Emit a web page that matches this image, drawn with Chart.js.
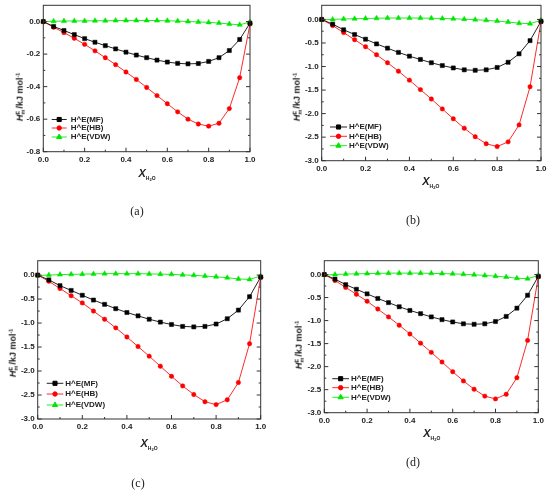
<!DOCTYPE html>
<html>
<head>
<meta charset="utf-8">
<script src="https://cdn.jsdelivr.net/npm/chart.js@4.4.0/dist/chart.umd.min.js"></script>
<style>
  body { margin: 0; background: #fff; }
  #fig { position: relative; width: 550px; height: 490px; overflow: hidden; font-family: "Liberation Sans", Arial, sans-serif; color: #222; }
  #fig canvas { position: absolute; }
  .xt { position: absolute; font-size: 11px; font-weight: bold; line-height: 13px; white-space: nowrap; }
  .xt i { font-style: italic; }
  .xt .s1 { font-size: 5px; font-style: normal; position: relative; top: 3px; }
  .xt .s2 { font-size: 4px; position: relative; top: 1px; }
  .yt { position: absolute; font-size: 9px; font-weight: bold; white-space: nowrap; transform: translate(-50%, -50%) rotate(-90deg); line-height: 10px; }
  .yt .ss { display: inline-block; vertical-align: middle; font-size: 5.5px; line-height: 5px; text-align: left; margin-right: 1px; }
  .yt .ss span { display: block; }
  .yt sup { font-size: 5.5px; vertical-align: 3px; }
  .tag { position: absolute; font-family: "Liberation Serif", "DejaVu Serif", serif; font-size: 12px; transform: translate(-50%, -50%); }
</style>
</head>
<body>
<div id="fig"></div>
<script>
// DATA
const xValues = [0, 0.05, 0.1, 0.15, 0.2, 0.25, 0.3, 0.35, 0.4, 0.45, 0.5, 0.55, 0.6, 0.65, 0.7, 0.75, 0.8, 0.85, 0.9, 0.95, 1.0];
const seriesNames = ["H^E(MF)", "H^E(HB)", "H^E(VDW)"];

// panel (a)
const mfA = [0, -0.03, -0.055, -0.08, -0.105, -0.127, -0.148, -0.168, -0.188, -0.206, -0.222, -0.237, -0.249, -0.257, -0.26, -0.258, -0.245, -0.222, -0.178, -0.11, -0.01];
const hbA = [0, -0.035, -0.068, -0.103, -0.14, -0.18, -0.222, -0.265, -0.31, -0.356, -0.405, -0.455, -0.505, -0.555, -0.6, -0.63, -0.643, -0.625, -0.535, -0.345, -0.015];
const vdwA = [0, 0.002, 0.003, 0.004, 0.004, 0.005, 0.005, 0.006, 0.007, 0.007, 0.007, 0.006, 0.005, 0.003, 0, -0.002, -0.005, -0.009, -0.015, -0.02, -0.003];

// panels (b), (c), (d)
const mfB = [0, -0.1, -0.22, -0.32, -0.42, -0.52, -0.61, -0.7, -0.78, -0.85, -0.92, -0.98, -1.03, -1.07, -1.08, -1.07, -1.02, -0.91, -0.73, -0.45, -0.04];
const hbB = [0, -0.13, -0.28, -0.43, -0.58, -0.75, -0.92, -1.1, -1.29, -1.49, -1.69, -1.9, -2.11, -2.31, -2.49, -2.64, -2.7, -2.6, -2.24, -1.43, -0.05];
const vdwB = [-0.01, 0, 0.01, 0.015, 0.02, 0.025, 0.03, 0.03, 0.03, 0.03, 0.025, 0.02, 0.015, 0.005, -0.005, -0.02, -0.035, -0.055, -0.08, -0.09, -0.02];

// tick labels
const xTicks = [0, 0.2, 0.4, 0.6, 0.8, 1.0];
const yTicksA = [0, -0.2, -0.4, -0.6, -0.8];
const yTicksB = [0, -0.5, -1.0, -1.5, -2.0, -2.5, -3.0];

// LAYOUT (cell coordinates, each cell 275x245)
const M = 20; // canvas margin around each cell
const panels = [
  { tag: "(a)", cell: [0, 0], area: [43.3, 5.3, 250, 151.7], yMin: -0.8, yMax: 0.1, yTicks: yTicksA, series: [mfA, hbA, vdwA],
    legend: { x1: 51.7, x2: 66.7, tx: 70.7, rows: [119.5, 128, 137] }, xTitle: [143, 173], yTitle: [19, 97], tagPos: [137, 211] },
  { tag: "(b)", cell: [275, 0], area: [46.7, 5.3, 266, 160.7], yMin: -3.0, yMax: 0.3, yTicks: yTicksB, series: [mfB, hbB, vdwB],
    legend: { x1: 55, x2: 72, tx: 74, rows: [127, 136.3, 145.7] }, xTitle: [151.7, 181.5], yTitle: [21, 97], tagPos: [138, 220] },
  { tag: "(c)", cell: [0, 245], area: [37.7, 15.7, 260.7, 174], yMin: -3.0, yMax: 0.3, yTicks: yTicksB, series: [mfB, hbB, vdwB],
    legend: { x1: 46.7, x2: 63.3, tx: 65.3, rows: [138.3, 149, 160] }, xTitle: [145, 198.3], yTitle: [12, 108], tagPos: [138, 238] },
  { tag: "(d)", cell: [275, 245], area: [49.3, 15.7, 263.3, 167.7], yMin: -3.0, yMax: 0.3, yTicks: yTicksB, series: [mfB, hbB, vdwB],
    legend: { x1: 57.3, x2: 74, tx: 76, rows: [133.7, 142.7, 152.3] }, xTitle: [152.7, 188.3], yTitle: [22.7, 100], tagPos: [138, 217] }
];

const styles = [
  { line: "#222222", fill: "#000000", pointStyle: "rect", radius: 2.9 },
  { line: "#ff2a2a", fill: "#ff0000", pointStyle: "circle", radius: 2.2 },
  { line: "#22ee22", fill: "#00e600", pointStyle: "triangle", radius: 3 }
];

const tickFont = { family: "Liberation Sans", size: 8, weight: "bold" };

// frame and inward ticks
const framePlugin = {
  id: "frame",
  afterDatasetsDraw(chart) {
    const { ctx, chartArea: a, scales } = chart;
    const x = scales.x, y = scales.y;
    ctx.save();
    ctx.strokeStyle = "#333";
    ctx.lineWidth = 1;
    ctx.strokeRect(a.left, a.top, a.right - a.left, a.bottom - a.top);
    ctx.beginPath();
    const yt = y.ticks.map(t => t.value);
    const yStep = Math.abs(yt[1] - yt[0]);
    yt.forEach(v => {
      const p = y.getPixelForValue(v);
      ctx.moveTo(a.left, p); ctx.lineTo(a.left + 4, p);
      ctx.moveTo(a.right, p); ctx.lineTo(a.right - 4, p);
      const m = y.getPixelForValue(v - yStep / 2);
      if (m < a.bottom) {
        ctx.moveTo(a.left, m); ctx.lineTo(a.left + 2, m);
        ctx.moveTo(a.right, m); ctx.lineTo(a.right - 2, m);
      }
    });
    const xt = x.ticks.map(t => t.value);
    const xStep = xt[1] - xt[0];
    xt.forEach(v => {
      const p = x.getPixelForValue(v);
      ctx.moveTo(p, a.bottom); ctx.lineTo(p, a.bottom - 4);
      const m = x.getPixelForValue(v + xStep / 2);
      if (m < a.right) { ctx.moveTo(m, a.bottom); ctx.lineTo(m, a.bottom - 2); }
    });
    ctx.stroke();
    ctx.restore();
  }
};

// legend inside the plot box
const innerLegend = {
  id: "innerLegend",
  afterDraw(chart, args, opts) {
    const { ctx } = chart;
    ctx.save();
    ctx.font = "bold 8px 'Liberation Sans'";
    ctx.textBaseline = "middle";
    chart.data.datasets.forEach((ds, i) => {
      const yy = opts.rows[i] + M;
      ctx.strokeStyle = ds.borderColor;
      ctx.lineWidth = 1;
      ctx.beginPath();
      ctx.moveTo(opts.x1 + M, yy);
      ctx.lineTo(opts.x2 + M, yy);
      ctx.stroke();
      ctx.fillStyle = ds.pointBackgroundColor;
      ctx.strokeStyle = ds.pointBackgroundColor;
      Chart.helpers.drawPoint(ctx, { pointStyle: ds.pointStyle, radius: ds.pointRadius, rotation: 0, borderWidth: 0.5 }, (opts.x1 + opts.x2) / 2 + M, yy);
      ctx.fillStyle = "#222";
      ctx.fillText(ds.label, opts.tx + M, yy);
    });
    ctx.restore();
  }
};

const fig = document.getElementById("fig");

function addText(cls, html, left, top) {
  const d = document.createElement("div");
  d.className = cls;
  d.innerHTML = html;
  d.style.left = left + "px";
  d.style.top = top + "px";
  fig.appendChild(d);
}

panels.forEach(p => {
  const W = 275 + 2 * M, H = 245 + 2 * M;
  const canvas = document.createElement("canvas");
  canvas.width = W;
  canvas.height = H;
  canvas.style.left = (p.cell[0] - M) + "px";
  canvas.style.top = (p.cell[1] - M) + "px";
  fig.appendChild(canvas);

  const [l, t, r, b] = p.area;
  const xAxisH = 16;

  new Chart(canvas.getContext("2d"), {
    type: "line",
    data: {
      datasets: p.series.map((arr, i) => ({
        label: seriesNames[i],
        data: xValues.map((x, k) => ({ x: x, y: arr[k] })),
        borderColor: styles[i].line,
        borderWidth: 1,
        pointStyle: styles[i].pointStyle,
        pointRadius: styles[i].radius,
        pointBackgroundColor: styles[i].fill,
        pointBorderColor: styles[i].fill,
        pointBorderWidth: 0.5,
        fill: false,
        tension: 0
      }))
    },
    options: {
      responsive: false,
      animation: false,
      clip: false,
      layout: { padding: { left: 0, top: t + M, right: W - (r + M), bottom: H - (b + M) - xAxisH } },
      plugins: {
        legend: { display: false },
        tooltip: { enabled: false },
        innerLegend: p.legend
      },
      scales: {
        x: {
          type: "linear",
          min: 0,
          max: 1,
          afterBuildTicks: s => { s.ticks = xTicks.map(v => ({ value: v })); },
          afterFit: s => { s.height = xAxisH; },
          grid: { display: false, drawTicks: false },
          border: { display: false },
          ticks: { font: tickFont, color: "#222", padding: 3, maxRotation: 0, callback: v => v.toFixed(1) }
        },
        y: {
          min: p.yMin,
          max: p.yMax,
          afterBuildTicks: s => { s.ticks = p.yTicks.map(v => ({ value: v })); },
          afterFit: s => { s.width = l + M; },
          grid: { display: false, drawTicks: false },
          border: { display: false },
          ticks: { font: tickFont, color: "#222", padding: 3, callback: v => v.toFixed(1) }
        }
      }
    },
    plugins: [framePlugin, innerLegend]
  });

  const cx = p.cell[0], cy = p.cell[1];
  addText("xt", '<i>X</i><span class="s1">H<span class="s2">2</span>O</span>', cx + p.xTitle[0] - 4.5, cy + p.xTitle[1] - 6.5);
  addText("yt", '<i>H</i><span class="ss"><span>E</span><span>m</span></span>/kJ mol<sup>-1</sup>', cx + p.yTitle[0], cy + p.yTitle[1]);
  addText("tag", p.tag, cx + p.tagPos[0], cy + p.tagPos[1]);
});
</script>
</body>
</html>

▶ **THE REQUEST**
Without any pictures, reproduce the lines from the first one in the material through the line that has "-0.015, -0.02, -0.003];", exactly as they appear.

▶ **WRITTEN SOLUTION**
Emit a web page that matches this image, drawn with Chart.js.
<!DOCTYPE html>
<html>
<head>
<meta charset="utf-8">
<script src="https://cdn.jsdelivr.net/npm/chart.js@4.4.0/dist/chart.umd.min.js"></script>
<style>
  body { margin: 0; background: #fff; }
  #fig { position: relative; width: 550px; height: 490px; overflow: hidden; font-family: "Liberation Sans", Arial, sans-serif; color: #222; }
  #fig canvas { position: absolute; }
  .xt { position: absolute; font-size: 11px; font-weight: bold; line-height: 13px; white-space: nowrap; }
  .xt i { font-style: italic; }
  .xt .s1 { font-size: 5px; font-style: normal; position: relative; top: 3px; }
  .xt .s2 { font-size: 4px; position: relative; top: 1px; }
  .yt { position: absolute; font-size: 9px; font-weight: bold; white-space: nowrap; transform: translate(-50%, -50%) rotate(-90deg); line-height: 10px; }
  .yt .ss { display: inline-block; vertical-align: middle; font-size: 5.5px; line-height: 5px; text-align: left; margin-right: 1px; }
  .yt .ss span { display: block; }
  .yt sup { font-size: 5.5px; vertical-align: 3px; }
  .tag { position: absolute; font-family: "Liberation Serif", "DejaVu Serif", serif; font-size: 12px; transform: translate(-50%, -50%); }
</style>
</head>
<body>
<div id="fig"></div>
<script>
// DATA
const xValues = [0, 0.05, 0.1, 0.15, 0.2, 0.25, 0.3, 0.35, 0.4, 0.45, 0.5, 0.55, 0.6, 0.65, 0.7, 0.75, 0.8, 0.85, 0.9, 0.95, 1.0];
const seriesNames = ["H^E(MF)", "H^E(HB)", "H^E(VDW)"];

// panel (a)
const mfA = [0, -0.03, -0.055, -0.08, -0.105, -0.127, -0.148, -0.168, -0.188, -0.206, -0.222, -0.237, -0.249, -0.257, -0.26, -0.258, -0.245, -0.222, -0.178, -0.11, -0.01];
const hbA = [0, -0.035, -0.068, -0.103, -0.14, -0.18, -0.222, -0.265, -0.31, -0.356, -0.405, -0.455, -0.505, -0.555, -0.6, -0.63, -0.643, -0.625, -0.535, -0.345, -0.015];
const vdwA = [0, 0.002, 0.003, 0.004, 0.004, 0.005, 0.005, 0.006, 0.007, 0.007, 0.007, 0.006, 0.005, 0.003, 0, -0.002, -0.005, -0.009, -0.015, -0.02, -0.003];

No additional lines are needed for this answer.